Sensitive and wafer-scale olfactory sensory neurons.

Accurate and energy-efficient gas sensing remains a key challenge for next-generation artificial olfactory systems, particularly in applications such as unmanned aerial vehicles, wearable electronics, and humanoid robotic actuators. Inspired by the inherent selectivity and low-power information-processing mechanisms of biological olfactory neurons, we report an integrated olfactory sensory neuron (OSN) that simultaneously achieves high sensitivity and selectivity, signal stability, and neuromorphic spiking output. The device combines iodine-passivated colloidal quantum dots (CQDs) as molecular receptor layers with a wafer-level high-electron-mobility transistor (HEMT) transduction platform. The intrinsically low subthreshold swing and high on/off ratio of the HEMT enable efficient amplification of gas-induced charge modulation and allow the direct generation of spike-like signals.
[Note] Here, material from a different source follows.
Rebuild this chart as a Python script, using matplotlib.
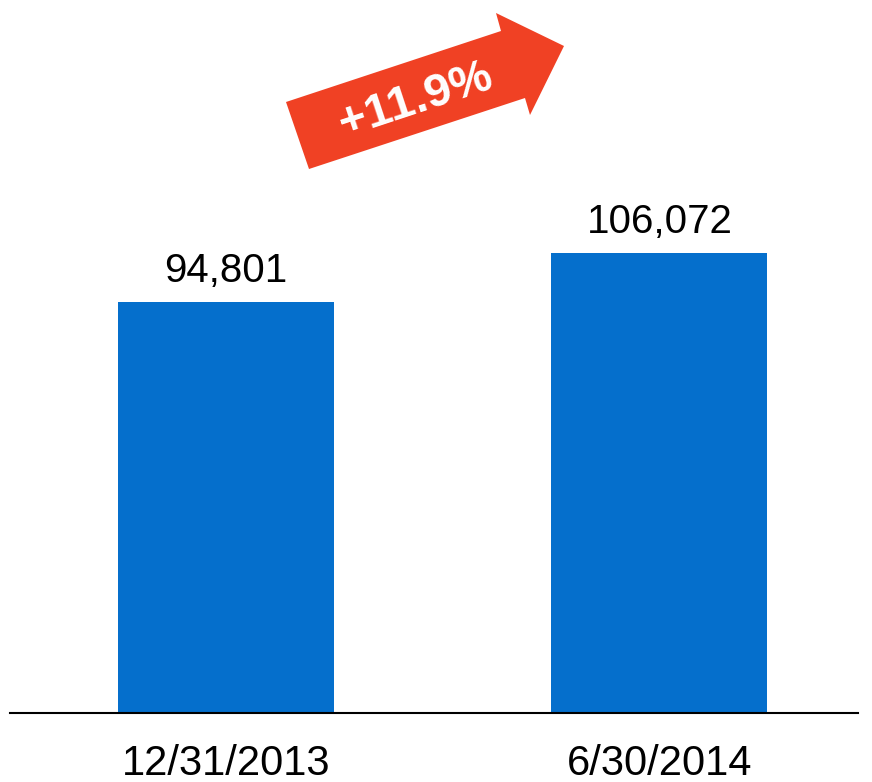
import matplotlib
matplotlib.use("Agg")
import matplotlib.pyplot as plt
from matplotlib.patches import Polygon

categories = ["12/31/2013", "6/30/2014"]
values = [94801, 106072]
value_labels = ["94,801", "106,072"]
change_label = "+11.9%"

plt.rcParams['font.family'] = ['Liberation Sans', 'DejaVu Sans']

W, H = 872, 782
fig = plt.figure(figsize=(W / 100, H / 100), dpi=100)
ax = fig.add_axes([10 / W, 69 / H, 848 / W, 713 / H])

bar_color = "#056FCC"
x = list(range(len(categories)))
ax.bar(x, values, width=0.498, color=bar_color)
ax.set_xlim(-0.498, 1.458)
ax.set_ylim(0, 164450)

for xi, v, lab in zip(x, values, value_labels):
    ax.annotate(lab, (xi, v), xytext=(0, 8.5), textcoords="offset points",
                ha="center", va="bottom", fontsize=29, color="black")

ax.set_xticks(x)
ax.set_xticklabels(categories, fontsize=30)
ax.tick_params(axis="x", length=0, pad=22)
ax.set_yticks([])
for s in ["top", "right", "left"]:
    ax.spines[s].set_visible(False)
ax.spines["bottom"].set_linewidth(1.5)
ax.spines["bottom"].set_color("black")

# decorative growth arrow (figure pixel positions)
pts = [(286, 102), (501, 31), (496, 13), (564, 46), (530, 115), (525, 98), (309, 169)]
poly = Polygon([(px / W, 1 - py / H) for px, py in pts], closed=True,
               transform=fig.transFigure, facecolor="#F04124", edgecolor="none")
fig.patches.append(poly)
fig.text(416 / W, 1 - 101 / H, change_label, ha="center", va="center",
         rotation=18.3, rotation_mode="anchor", fontsize=34, fontweight="bold",
         color="white")

fig.savefig("out.png", dpi=100)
The artificial OSN achieves an ultralow detection limit of 0.5 ppb for NO₂ and successfully differentiates NO₂ from NO via principal component analysis (PCA). These results establish a scalable approach for neuromorphic olfactory modules, providing greater degrees of freedom for AI-driven olfaction and enabling compact, high-performance sensing in robotics, environmental monitoring, and healthcare applications.